• _SOURCE DATA_

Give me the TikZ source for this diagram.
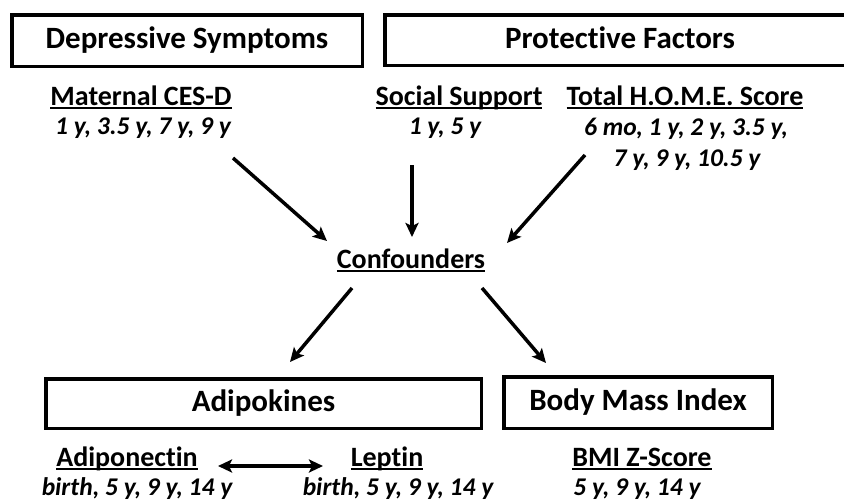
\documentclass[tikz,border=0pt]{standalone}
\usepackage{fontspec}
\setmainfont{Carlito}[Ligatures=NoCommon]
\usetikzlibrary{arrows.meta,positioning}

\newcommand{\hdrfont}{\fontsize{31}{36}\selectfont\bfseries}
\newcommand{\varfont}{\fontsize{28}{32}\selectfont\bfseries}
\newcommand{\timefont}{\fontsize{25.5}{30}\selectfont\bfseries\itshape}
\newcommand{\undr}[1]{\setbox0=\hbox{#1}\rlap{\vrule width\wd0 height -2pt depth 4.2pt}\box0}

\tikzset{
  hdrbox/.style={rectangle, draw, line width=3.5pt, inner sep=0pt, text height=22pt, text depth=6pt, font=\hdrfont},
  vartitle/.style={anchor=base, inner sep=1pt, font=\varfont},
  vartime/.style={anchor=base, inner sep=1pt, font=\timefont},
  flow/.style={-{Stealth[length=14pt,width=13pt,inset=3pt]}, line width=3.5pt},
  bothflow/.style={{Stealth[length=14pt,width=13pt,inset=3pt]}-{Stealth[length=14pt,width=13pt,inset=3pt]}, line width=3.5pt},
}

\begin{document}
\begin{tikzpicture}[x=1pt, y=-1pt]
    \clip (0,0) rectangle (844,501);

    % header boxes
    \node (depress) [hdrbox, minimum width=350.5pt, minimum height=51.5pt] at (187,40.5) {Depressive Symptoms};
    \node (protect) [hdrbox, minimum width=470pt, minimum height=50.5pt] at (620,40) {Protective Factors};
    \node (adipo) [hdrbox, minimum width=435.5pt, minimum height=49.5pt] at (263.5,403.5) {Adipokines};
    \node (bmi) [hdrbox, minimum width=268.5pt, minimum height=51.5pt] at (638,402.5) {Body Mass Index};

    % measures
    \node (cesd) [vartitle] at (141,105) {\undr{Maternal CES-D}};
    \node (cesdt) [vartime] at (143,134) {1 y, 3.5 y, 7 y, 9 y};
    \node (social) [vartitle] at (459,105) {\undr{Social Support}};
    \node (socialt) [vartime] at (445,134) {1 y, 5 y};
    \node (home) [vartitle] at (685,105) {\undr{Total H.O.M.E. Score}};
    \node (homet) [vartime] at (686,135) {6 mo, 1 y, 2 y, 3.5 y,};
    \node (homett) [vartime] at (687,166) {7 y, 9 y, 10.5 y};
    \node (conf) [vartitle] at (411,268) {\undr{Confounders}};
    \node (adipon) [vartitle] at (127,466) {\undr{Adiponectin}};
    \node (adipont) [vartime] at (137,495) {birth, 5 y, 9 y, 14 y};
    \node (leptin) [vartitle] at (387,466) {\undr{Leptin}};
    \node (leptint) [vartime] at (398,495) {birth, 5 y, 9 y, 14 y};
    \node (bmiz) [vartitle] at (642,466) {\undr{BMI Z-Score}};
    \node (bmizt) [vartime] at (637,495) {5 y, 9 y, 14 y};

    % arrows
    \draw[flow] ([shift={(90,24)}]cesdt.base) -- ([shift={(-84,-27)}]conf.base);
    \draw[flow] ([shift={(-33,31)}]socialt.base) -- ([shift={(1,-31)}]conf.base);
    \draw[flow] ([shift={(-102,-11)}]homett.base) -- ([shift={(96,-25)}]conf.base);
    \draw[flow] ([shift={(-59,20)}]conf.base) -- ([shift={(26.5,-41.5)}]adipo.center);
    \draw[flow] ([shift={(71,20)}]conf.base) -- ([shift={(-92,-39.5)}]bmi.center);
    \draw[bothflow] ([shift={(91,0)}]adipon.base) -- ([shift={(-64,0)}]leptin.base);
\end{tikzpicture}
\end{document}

---

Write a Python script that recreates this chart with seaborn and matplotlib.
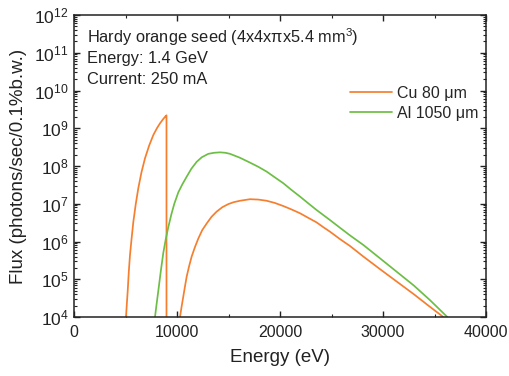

• _YOUR INSTRUCTIONS_
Your task is to transcribe exactly the lines starting at the line that contains "Give me the TikZ source for this diagram." and ending at the line that contains "(0,0) rectangle (844,501);", both included. Leave out the pictures.

• _ANSWER TO THE TASK_
Give me the TikZ source for this diagram.
\documentclass[tikz,border=0pt]{standalone}
\usepackage{fontspec}
\setmainfont{Carlito}[Ligatures=NoCommon]
\usetikzlibrary{arrows.meta,positioning}

\newcommand{\hdrfont}{\fontsize{31}{36}\selectfont\bfseries}
\newcommand{\varfont}{\fontsize{28}{32}\selectfont\bfseries}
\newcommand{\timefont}{\fontsize{25.5}{30}\selectfont\bfseries\itshape}
\newcommand{\undr}[1]{\setbox0=\hbox{#1}\rlap{\vrule width\wd0 height -2pt depth 4.2pt}\box0}

\tikzset{
  hdrbox/.style={rectangle, draw, line width=3.5pt, inner sep=0pt, text height=22pt, text depth=6pt, font=\hdrfont},
  vartitle/.style={anchor=base, inner sep=1pt, font=\varfont},
  vartime/.style={anchor=base, inner sep=1pt, font=\timefont},
  flow/.style={-{Stealth[length=14pt,width=13pt,inset=3pt]}, line width=3.5pt},
  bothflow/.style={{Stealth[length=14pt,width=13pt,inset=3pt]}-{Stealth[length=14pt,width=13pt,inset=3pt]}, line width=3.5pt},
}

\begin{document}
\begin{tikzpicture}[x=1pt, y=-1pt]
    \clip (0,0) rectangle (844,501);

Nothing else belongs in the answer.